Because both sides of the transaction are lists, then this format can break down if a shop has too much stuff on offer. However, having both sides as grids like the inventory just feels too weird — and a grid becomes very unwieldy (less wieldy?) when you have to add extra information like an item’s price next to it. I’m compensating by having the two lists be much larger; plus, I expect that my shops won’t ever be overflowing with junk in the same way as Baldur’s Gate, since I only have one “character class” to cater for (albeit a very versatile one).

I don’t have much to say about the building of the shop system. There’s really not much to it — with the inventory system already providing icons and a general interface layout, all the shop required was a bit of recycling and tuning and bam! There it is. Purchasing is a matter of checking a couple of numbers against each other and either performing the action or not. The hardest part was building the interface, not implementing any of the negligible amount of logic involved.
This actually seems to be a trend right now. Most of the features I’ve implemented recently have gone in suspiciously smoothly. The inventory, the journal and the shop. The reinstatment of Fog of War. A dismantling of the faction hostility system (in favour of direct character relationships). Extensions and refinements to the trigger and conversation systems. Maybe… Maybe after six years of development, the RDZEngine is actually getting ready for the prime time?

The final element was to make a little mech that could reasonably function as a shop. One of the key concepts for the world of Exon is the “peddler”, a travelling merchant who carries all their stock on their back. While major hub areas will have shop buildings, more outlying areas will only be served by these civilian wanderers.
Peddlers are unarmed, so of course you’ll need to help them now and again. The peddler at the Exon Academy train station, for example, is interested in acquiring the chitinous shell of a Giant Rust Mite, and will pay handsomely for the privilege.
(If you’ve managed to go all the way around and obtain the Giant Rust Mite shell before speaking to the peddler about his job, it’s also possible to instantly complete the quest by enquiring about the job he needs done and handing it straight over.)

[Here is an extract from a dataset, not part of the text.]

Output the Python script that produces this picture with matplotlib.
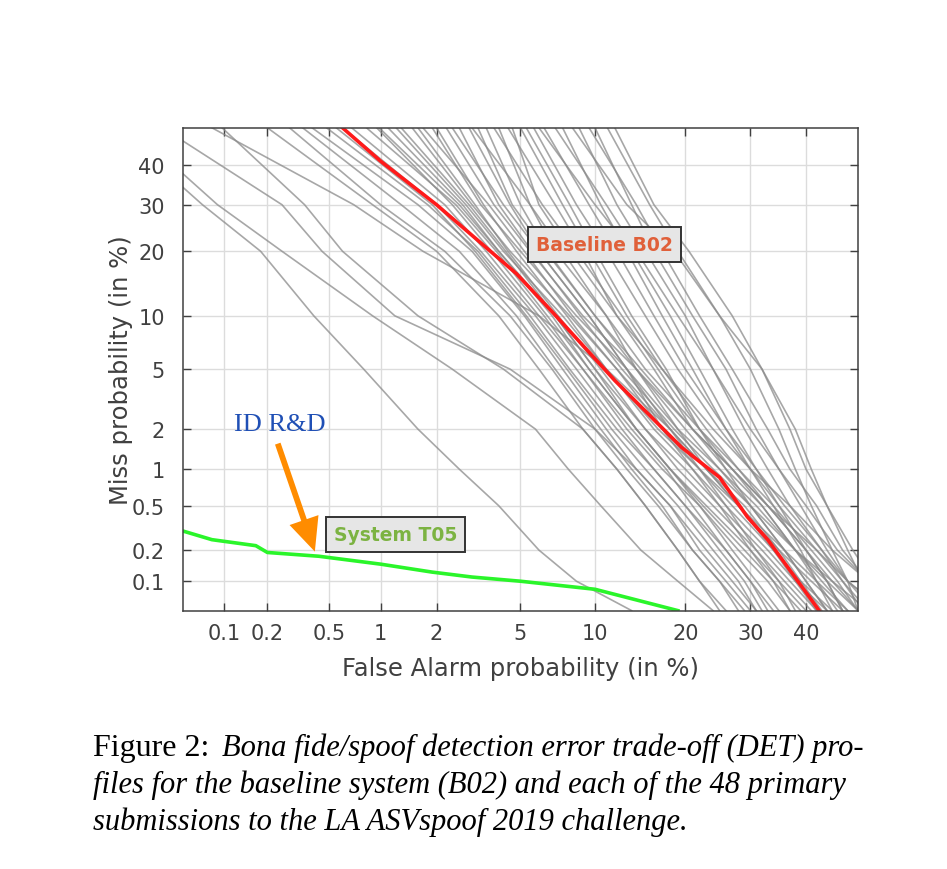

Out in the wilderness around the Academy, a bandit by name of Ronkwer has been causing trouble. Before opening the gate for you, the guard gives you a warning about the bandit’s remote-controlled bots. Perhaps if you can smash a few up, you can find out where they’re coming from… and put an end to Ronkwer’s harassment of the locals. That must be worth a few quid, right? You just have to find where he’s hiding…

On your way to the Giant Rust Mite, you’ll likely run into more of Ronkwer’s handiwork. A local engineer who maintains a small solar power array has had his maintenance bots hacked, and his friend is trapped inside their warehouse. You can handle a few spiderbots, can’t you?

All of this is constructed in Unity, with my trigger system. I’ve built a handful of actions and conditions — checks for whether you are carrying an item of a desired type, actions to reward you with money — and chained them together entirely in the editor. Conversation nodes fire off triggers that add quests, while events like killing a unit or acquiring an item update the quests and prime the conversations to start with the appropriate text. And all without a single giant yellow exclamation mark in sight!
There are only two major screens left to develop — the Datavault, which will hold information you’ve discovered about vehicles, animals, corporations and whatnot (don’t worry, the lore will be accompanied by damage bonuses), and the Repair screen, which will allow some merchants to restore your equipment to pristine condition. But with some firm quests in place, it does seem that I have finally built… an actual game. Exciting!